* _Short task_:
Restate, exactly and only, the lines from the first through the line containing "Chart.register(...registerables);".

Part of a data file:
◇ ◇ ◇ ◇
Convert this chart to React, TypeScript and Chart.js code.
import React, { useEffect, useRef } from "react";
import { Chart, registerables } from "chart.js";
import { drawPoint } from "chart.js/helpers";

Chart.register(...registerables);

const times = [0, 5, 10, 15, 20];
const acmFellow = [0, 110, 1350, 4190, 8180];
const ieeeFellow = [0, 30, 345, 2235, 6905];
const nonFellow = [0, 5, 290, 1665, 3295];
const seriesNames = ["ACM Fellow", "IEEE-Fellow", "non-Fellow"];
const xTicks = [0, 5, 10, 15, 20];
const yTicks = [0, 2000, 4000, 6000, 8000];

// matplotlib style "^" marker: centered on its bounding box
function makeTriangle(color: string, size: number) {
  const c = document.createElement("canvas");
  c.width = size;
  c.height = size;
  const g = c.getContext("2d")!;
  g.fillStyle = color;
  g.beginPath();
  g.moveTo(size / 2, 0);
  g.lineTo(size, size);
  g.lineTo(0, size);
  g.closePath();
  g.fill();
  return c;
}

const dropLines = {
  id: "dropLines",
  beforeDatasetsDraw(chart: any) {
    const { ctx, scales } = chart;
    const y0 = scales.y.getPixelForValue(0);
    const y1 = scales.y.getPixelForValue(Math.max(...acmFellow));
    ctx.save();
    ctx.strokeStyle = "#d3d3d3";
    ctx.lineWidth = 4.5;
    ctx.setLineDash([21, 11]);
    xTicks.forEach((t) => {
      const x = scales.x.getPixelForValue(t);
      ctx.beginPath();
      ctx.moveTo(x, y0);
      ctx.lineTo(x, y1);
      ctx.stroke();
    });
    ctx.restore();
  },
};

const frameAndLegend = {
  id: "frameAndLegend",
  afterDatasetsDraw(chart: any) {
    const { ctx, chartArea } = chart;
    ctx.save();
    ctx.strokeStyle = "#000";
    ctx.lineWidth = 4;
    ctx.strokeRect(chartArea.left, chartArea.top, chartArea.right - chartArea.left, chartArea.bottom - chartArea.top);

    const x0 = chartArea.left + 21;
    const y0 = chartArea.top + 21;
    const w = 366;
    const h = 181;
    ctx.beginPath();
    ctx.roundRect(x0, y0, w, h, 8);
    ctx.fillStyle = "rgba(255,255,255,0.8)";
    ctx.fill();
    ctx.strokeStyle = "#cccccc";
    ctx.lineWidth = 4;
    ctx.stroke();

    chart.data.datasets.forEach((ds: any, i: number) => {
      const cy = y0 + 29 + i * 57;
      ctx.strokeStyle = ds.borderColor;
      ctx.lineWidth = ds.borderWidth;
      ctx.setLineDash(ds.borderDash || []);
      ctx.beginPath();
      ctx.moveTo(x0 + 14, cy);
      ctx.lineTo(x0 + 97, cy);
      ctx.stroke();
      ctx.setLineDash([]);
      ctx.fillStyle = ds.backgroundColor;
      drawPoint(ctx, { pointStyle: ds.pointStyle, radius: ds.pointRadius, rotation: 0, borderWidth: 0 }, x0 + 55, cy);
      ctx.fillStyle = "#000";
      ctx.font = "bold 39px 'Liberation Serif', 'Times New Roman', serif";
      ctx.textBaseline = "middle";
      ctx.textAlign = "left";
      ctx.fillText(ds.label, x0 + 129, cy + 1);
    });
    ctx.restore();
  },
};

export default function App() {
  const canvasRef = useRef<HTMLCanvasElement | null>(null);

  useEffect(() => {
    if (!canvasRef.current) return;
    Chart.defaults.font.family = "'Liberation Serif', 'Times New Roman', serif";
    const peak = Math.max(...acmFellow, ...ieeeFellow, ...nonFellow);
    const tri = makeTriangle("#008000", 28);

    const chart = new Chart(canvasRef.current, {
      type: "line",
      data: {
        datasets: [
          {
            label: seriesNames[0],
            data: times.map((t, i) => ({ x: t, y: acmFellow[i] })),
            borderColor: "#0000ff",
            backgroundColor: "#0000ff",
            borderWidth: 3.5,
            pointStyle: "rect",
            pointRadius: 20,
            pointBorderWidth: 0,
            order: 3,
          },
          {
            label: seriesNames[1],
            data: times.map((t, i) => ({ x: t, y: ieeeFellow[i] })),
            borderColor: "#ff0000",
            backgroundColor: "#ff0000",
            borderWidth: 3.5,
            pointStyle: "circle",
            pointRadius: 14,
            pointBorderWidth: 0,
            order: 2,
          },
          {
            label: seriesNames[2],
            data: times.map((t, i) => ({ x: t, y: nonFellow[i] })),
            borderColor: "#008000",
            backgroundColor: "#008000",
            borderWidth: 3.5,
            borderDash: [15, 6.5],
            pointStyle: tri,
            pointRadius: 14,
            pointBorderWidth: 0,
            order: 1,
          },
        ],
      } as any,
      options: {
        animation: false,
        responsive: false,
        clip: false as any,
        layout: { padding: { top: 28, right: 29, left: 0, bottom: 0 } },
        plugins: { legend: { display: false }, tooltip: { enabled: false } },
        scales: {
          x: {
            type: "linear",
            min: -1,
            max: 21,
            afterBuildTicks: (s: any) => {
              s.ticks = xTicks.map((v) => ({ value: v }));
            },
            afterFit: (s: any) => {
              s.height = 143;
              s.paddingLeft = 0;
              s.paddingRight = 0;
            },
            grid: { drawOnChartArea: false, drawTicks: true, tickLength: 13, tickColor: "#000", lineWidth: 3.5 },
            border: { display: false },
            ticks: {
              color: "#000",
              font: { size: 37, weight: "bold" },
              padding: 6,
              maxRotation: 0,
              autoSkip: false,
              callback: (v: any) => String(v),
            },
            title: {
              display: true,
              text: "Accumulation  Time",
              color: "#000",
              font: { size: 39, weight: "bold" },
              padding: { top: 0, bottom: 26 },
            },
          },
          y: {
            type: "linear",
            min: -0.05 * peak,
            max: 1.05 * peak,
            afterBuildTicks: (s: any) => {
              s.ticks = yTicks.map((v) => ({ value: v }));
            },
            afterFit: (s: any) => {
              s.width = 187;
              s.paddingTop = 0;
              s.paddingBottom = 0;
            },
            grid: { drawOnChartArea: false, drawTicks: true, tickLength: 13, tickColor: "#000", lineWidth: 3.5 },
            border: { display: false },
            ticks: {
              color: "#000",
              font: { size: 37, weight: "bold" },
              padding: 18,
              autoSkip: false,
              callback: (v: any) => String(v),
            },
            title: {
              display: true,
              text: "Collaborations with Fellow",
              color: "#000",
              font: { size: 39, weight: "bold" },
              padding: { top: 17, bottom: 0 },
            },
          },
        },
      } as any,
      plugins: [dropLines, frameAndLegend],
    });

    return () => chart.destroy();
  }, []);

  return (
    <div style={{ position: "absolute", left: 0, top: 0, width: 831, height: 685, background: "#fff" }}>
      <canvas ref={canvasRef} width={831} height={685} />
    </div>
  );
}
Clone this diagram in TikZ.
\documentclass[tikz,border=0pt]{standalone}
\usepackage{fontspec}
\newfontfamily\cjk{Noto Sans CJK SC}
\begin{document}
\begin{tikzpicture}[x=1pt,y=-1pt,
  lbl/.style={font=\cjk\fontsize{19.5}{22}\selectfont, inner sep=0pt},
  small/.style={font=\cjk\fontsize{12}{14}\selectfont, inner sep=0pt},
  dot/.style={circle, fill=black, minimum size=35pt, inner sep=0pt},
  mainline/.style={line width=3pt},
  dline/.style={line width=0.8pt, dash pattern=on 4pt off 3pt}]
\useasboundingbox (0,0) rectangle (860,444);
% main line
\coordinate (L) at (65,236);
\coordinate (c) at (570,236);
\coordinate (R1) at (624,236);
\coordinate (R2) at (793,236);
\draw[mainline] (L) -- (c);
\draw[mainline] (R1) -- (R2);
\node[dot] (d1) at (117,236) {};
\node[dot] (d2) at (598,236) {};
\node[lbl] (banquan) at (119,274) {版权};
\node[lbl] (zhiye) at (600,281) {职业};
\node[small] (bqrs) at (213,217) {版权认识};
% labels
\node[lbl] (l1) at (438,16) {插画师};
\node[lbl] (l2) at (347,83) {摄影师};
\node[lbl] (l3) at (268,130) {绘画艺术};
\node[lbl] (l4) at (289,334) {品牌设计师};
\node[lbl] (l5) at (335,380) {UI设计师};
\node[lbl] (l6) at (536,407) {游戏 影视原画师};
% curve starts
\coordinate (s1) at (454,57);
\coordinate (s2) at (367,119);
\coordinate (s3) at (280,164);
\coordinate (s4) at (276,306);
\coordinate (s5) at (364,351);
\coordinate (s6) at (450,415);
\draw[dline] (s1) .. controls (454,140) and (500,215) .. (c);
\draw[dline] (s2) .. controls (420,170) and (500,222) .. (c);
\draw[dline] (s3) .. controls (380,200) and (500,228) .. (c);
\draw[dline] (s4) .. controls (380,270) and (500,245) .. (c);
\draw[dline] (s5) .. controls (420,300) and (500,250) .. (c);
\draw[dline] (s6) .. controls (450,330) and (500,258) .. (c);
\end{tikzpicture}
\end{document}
◇ ◇ ◇ ◇
* _Output_:
Convert this chart to React, TypeScript and Chart.js code.
import React, { useEffect, useRef } from "react";
import { Chart, registerables } from "chart.js";
import { drawPoint } from "chart.js/helpers";

Chart.register(...registerables);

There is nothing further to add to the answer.